▶ **Set exercise**: Go through the listing and set it down exactly, leaving out its pictures.

▶ **Information supplied**:

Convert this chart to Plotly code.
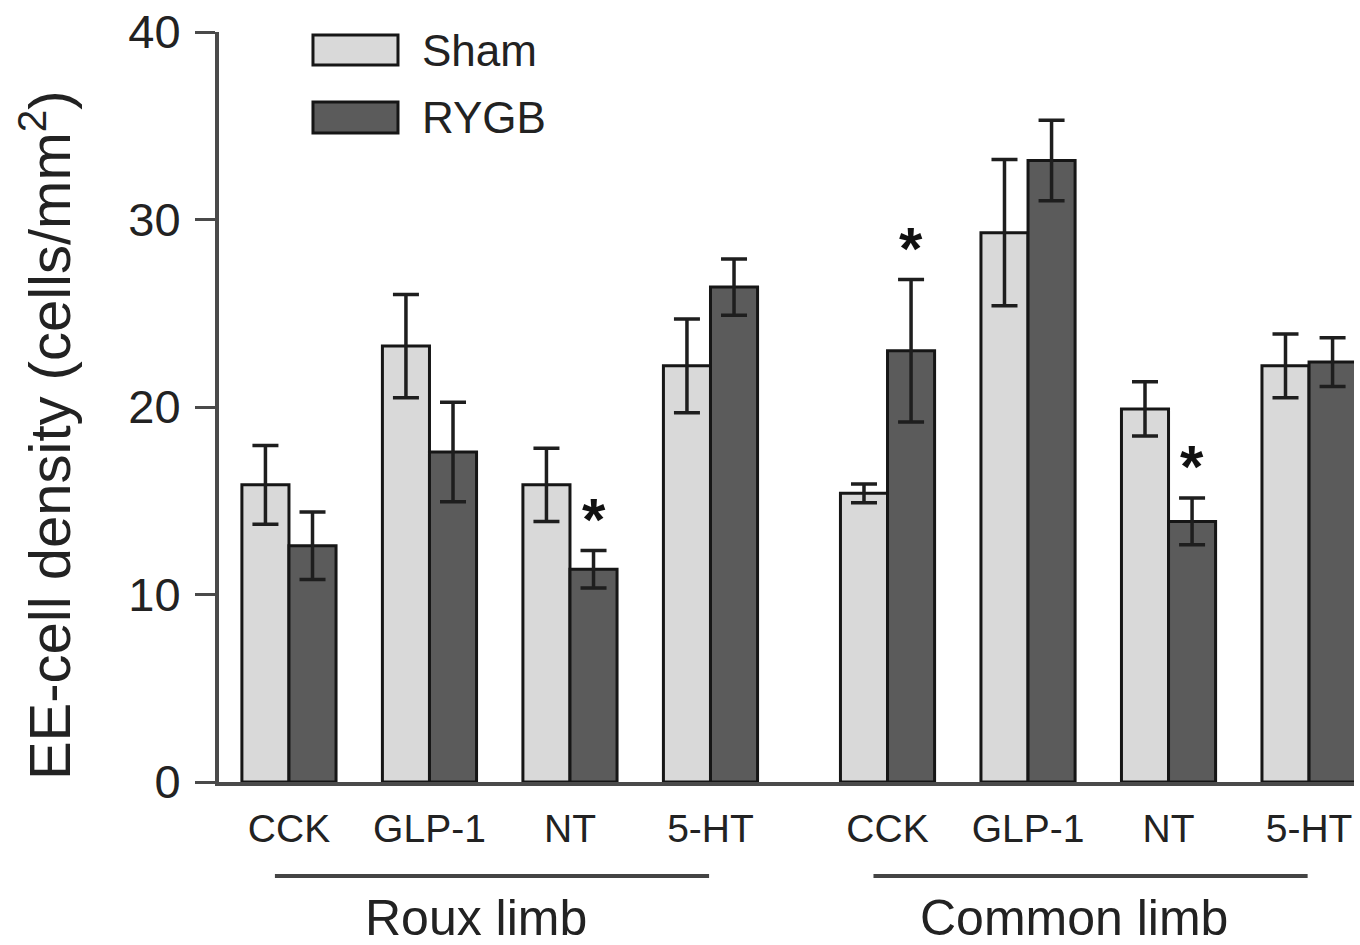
import plotly.graph_objects as go

# ---- data ----
markers = ["CCK", "GLP-1", "NT", "5-HT", "CCK", "GLP-1", "NT", "5-HT"]
limbs = ["Roux limb"] * 4 + ["Common limb"] * 4
sham = [15.85, 23.25, 15.85, 22.2, 15.4, 29.3, 19.9, 22.2]
sham_err = [2.1, 2.75, 1.95, 2.5, 0.5, 3.9, 1.45, 1.7]
rygb = [12.6, 17.6, 11.35, 26.4, 23.0, 33.15, 13.9, 22.4]
rygb_err = [1.8, 2.65, 1.0, 1.5, 3.8, 2.15, 1.25, 1.3]
rygb_sig = [False, False, True, False, True, False, True, False]
y_ticks = [0, 10, 20, 30, 40]
y_title = "EE-cell density (cells/mm<sup>2</sup>)"

# ---- layout helpers ----
group_gap = 0.26
limb_order = ["Roux limb", "Common limb"]
xpos = [i + group_gap * limb_order.index(l) for i, l in enumerate(limbs)]
bargap = 0.33
bar_w = (1 - bargap) / 2

SHAM_FILL = "#d9d9d9"
RYGB_FILL = "#5b5b5b"
OUTLINE = "#161616"
AXIS = "#4a4a4a"
FONT = "Liberation Sans, Arial, sans-serif"

fig = go.Figure()
fig.add_trace(go.Bar(
    x=xpos, y=sham, name="Sham",
    marker=dict(color=SHAM_FILL, line=dict(color=OUTLINE, width=3)),
    error_y=dict(type="data", array=sham_err, visible=True, color="#1e1e1e",
                 thickness=3.5, width=13),
))
fig.add_trace(go.Bar(
    x=xpos, y=rygb, name="RYGB",
    marker=dict(color=RYGB_FILL, line=dict(color=OUTLINE, width=3)),
    error_y=dict(type="data", array=rygb_err, visible=True, color="#1e1e1e",
                 thickness=3.5, width=13),
))

# significance asterisks above RYGB bars
for x, v, e, s in zip(xpos, rygb, rygb_err, rygb_sig):
    if s:
        fig.add_annotation(x=x + bar_w / 2, y=v + e + 2.1, text="<b>*</b>",
                           showarrow=False, yanchor="middle", yshift=-8,
                           font=dict(size=60, color="#111", family=FONT))

# custom legend
legend_items = [("Sham", SHAM_FILL, 0.996, 0.956), ("RYGB", RYGB_FILL, 0.9067, 0.8653)]
for name, fill, y1, y0 in legend_items:
    fig.add_shape(type="rect", xref="paper", yref="paper",
                  x0=0.0828, x1=0.1577, y0=y0, y1=y1,
                  fillcolor=fill, line=dict(color=OUTLINE, width=3))
    fig.add_annotation(xref="paper", yref="paper", x=0.177, y=(y0 + y1) / 2,
                       text=name, showarrow=False, xanchor="left", yanchor="middle",
                       font=dict(size=44, color="#222", family=FONT))

# limb grouping lines and labels
for limb in limb_order:
    idx = [i for i, l in enumerate(limbs) if l == limb]
    x_first, x_last = xpos[idx[0]], xpos[idx[-1]]
    fig.add_shape(type="line", xref="x", yref="paper",
                  x0=x_first - 0.1, x1=x_last - 0.01, y0=-0.1253, y1=-0.1253,
                  line=dict(color="#444", width=4))
    fig.add_annotation(xref="x", yref="paper", x=(x_first + x_last) / 2 - 0.17,
                       y=-0.181, text=limb, showarrow=False, yanchor="middle",
                       font=dict(size=50, color="#222", family=FONT))

# y-axis title (as rotated annotation so it can sit slightly below centre)
fig.add_annotation(xref="paper", yref="paper", x=-0.153, y=0.463,
                   text=y_title, textangle=-90, showarrow=False,
                   xanchor="center", yanchor="middle",
                   font=dict(size=58, color="#222", family=FONT))

fig.update_layout(
    width=1360, height=945,
    margin=dict(l=219, r=6, t=32, b=163),
    paper_bgcolor="white", plot_bgcolor="white",
    barmode="group", bargap=bargap, bargroupgap=0,
    showlegend=False,
    font=dict(family=FONT, color="#222"),
)
fig.update_xaxes(
    range=[-0.498, 7.58],
    tickvals=xpos, ticktext=markers,
    ticks="", showline=True, linecolor=AXIS, linewidth=4,
    showgrid=False, zeroline=False,
    tickfont=dict(size=39, color="#222", family=FONT),
    ticklabelstandoff=9,
)
fig.update_yaxes(
    range=[0, 40], tickvals=y_ticks,
    ticks="outside", ticklen=20, tickwidth=3, tickcolor=AXIS,
    showline=True, linecolor=AXIS, linewidth=4,
    showgrid=False, zeroline=False,
    tickfont=dict(size=47, color="#222", family=FONT),
    ticklabelstandoff=5,
)

fig.write_html("out.html")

▶ **Exercise output**:
Convert this chart to Plotly code.
import plotly.graph_objects as go

# ---- data ----
markers = ["CCK", "GLP-1", "NT", "5-HT", "CCK", "GLP-1", "NT", "5-HT"]
limbs = ["Roux limb"] * 4 + ["Common limb"] * 4
sham = [15.85, 23.25, 15.85, 22.2, 15.4, 29.3, 19.9, 22.2]
sham_err = [2.1, 2.75, 1.95, 2.5, 0.5, 3.9, 1.45, 1.7]
rygb = [12.6, 17.6, 11.35, 26.4, 23.0, 33.15, 13.9, 22.4]
rygb_err = [1.8, 2.65, 1.0, 1.5, 3.8, 2.15, 1.25, 1.3]
rygb_sig = [False, False, True, False, True, False, True, False]
y_ticks = [0, 10, 20, 30, 40]
y_title = "EE-cell density (cells/mm<sup>2</sup>)"

# ---- layout helpers ----
group_gap = 0.26
limb_order = ["Roux limb", "Common limb"]
xpos = [i + group_gap * limb_order.index(l) for i, l in enumerate(limbs)]
bargap = 0.33
bar_w = (1 - bargap) / 2

SHAM_FILL = "#d9d9d9"
RYGB_FILL = "#5b5b5b"
OUTLINE = "#161616"
AXIS = "#4a4a4a"
FONT = "Liberation Sans, Arial, sans-serif"

fig = go.Figure()
fig.add_trace(go.Bar(
    x=xpos, y=sham, name="Sham",
    marker=dict(color=SHAM_FILL, line=dict(color=OUTLINE, width=3)),
    error_y=dict(type="data", array=sham_err, visible=True, color="#1e1e1e",
                 thickness=3.5, width=13),
))
fig.add_trace(go.Bar(
    x=xpos, y=rygb, name="RYGB",
    marker=dict(color=RYGB_FILL, line=dict(color=OUTLINE, width=3)),
    error_y=dict(type="data", array=rygb_err, visible=True, color="#1e1e1e",
                 thickness=3.5, width=13),
))

# significance asterisks above RYGB bars
for x, v, e, s in zip(xpos, rygb, rygb_err, rygb_sig):
    if s:
        fig.add_annotation(x=x + bar_w / 2, y=v + e + 2.1, text="<b>*</b>",
                           showarrow=False, yanchor="middle", yshift=-8,
                           font=dict(size=60, color="#111", family=FONT))

# custom legend
legend_items = [("Sham", SHAM_FILL, 0.996, 0.956), ("RYGB", RYGB_FILL, 0.9067, 0.8653)]
for name, fill, y1, y0 in legend_items:
    fig.add_shape(type="rect", xref="paper", yref="paper",
                  x0=0.0828, x1=0.1577, y0=y0, y1=y1,
                  fillcolor=fill, line=dict(color=OUTLINE, width=3))
    fig.add_annotation(xref="paper", yref="paper", x=0.177, y=(y0 + y1) / 2,
                       text=name, showarrow=False, xanchor="left", yanchor="middle",
                       font=dict(size=44, color="#222", family=FONT))

# limb grouping lines and labels
for limb in limb_order:
    idx = [i for i, l in enumerate(limbs) if l == limb]
    x_first, x_last = xpos[idx[0]], xpos[idx[-1]]
    fig.add_shape(type="line", xref="x", yref="paper",
                  x0=x_first - 0.1, x1=x_last - 0.01, y0=-0.1253, y1=-0.1253,
                  line=dict(color="#444", width=4))
    fig.add_annotation(xref="x", yref="paper", x=(x_first + x_last) / 2 - 0.17,
                       y=-0.181, text=limb, showarrow=False, yanchor="middle",
                       font=dict(size=50, color="#222", family=FONT))

# y-axis title (as rotated annotation so it can sit slightly below centre)
fig.add_annotation(xref="paper", yref="paper", x=-0.153, y=0.463,
                   text=y_title, textangle=-90, showarrow=False,
                   xanchor="center", yanchor="middle",
                   font=dict(size=58, color="#222", family=FONT))

fig.update_layout(
    width=1360, height=945,
    margin=dict(l=219, r=6, t=32, b=163),
    paper_bgcolor="white", plot_bgcolor="white",
    barmode="group", bargap=bargap, bargroupgap=0,
    showlegend=False,
    font=dict(family=FONT, color="#222"),
)
fig.update_xaxes(
    range=[-0.498, 7.58],
    tickvals=xpos, ticktext=markers,
    ticks="", showline=True, linecolor=AXIS, linewidth=4,
    showgrid=False, zeroline=False,
    tickfont=dict(size=39, color="#222", family=FONT),
    ticklabelstandoff=9,
)
fig.update_yaxes(
    range=[0, 40], tickvals=y_ticks,
    ticks="outside", ticklen=20, tickwidth=3, tickcolor=AXIS,
    showline=True, linecolor=AXIS, linewidth=4,
    showgrid=False, zeroline=False,
    tickfont=dict(size=47, color="#222", family=FONT),
    ticklabelstandoff=5,
)

fig.write_html("out.html")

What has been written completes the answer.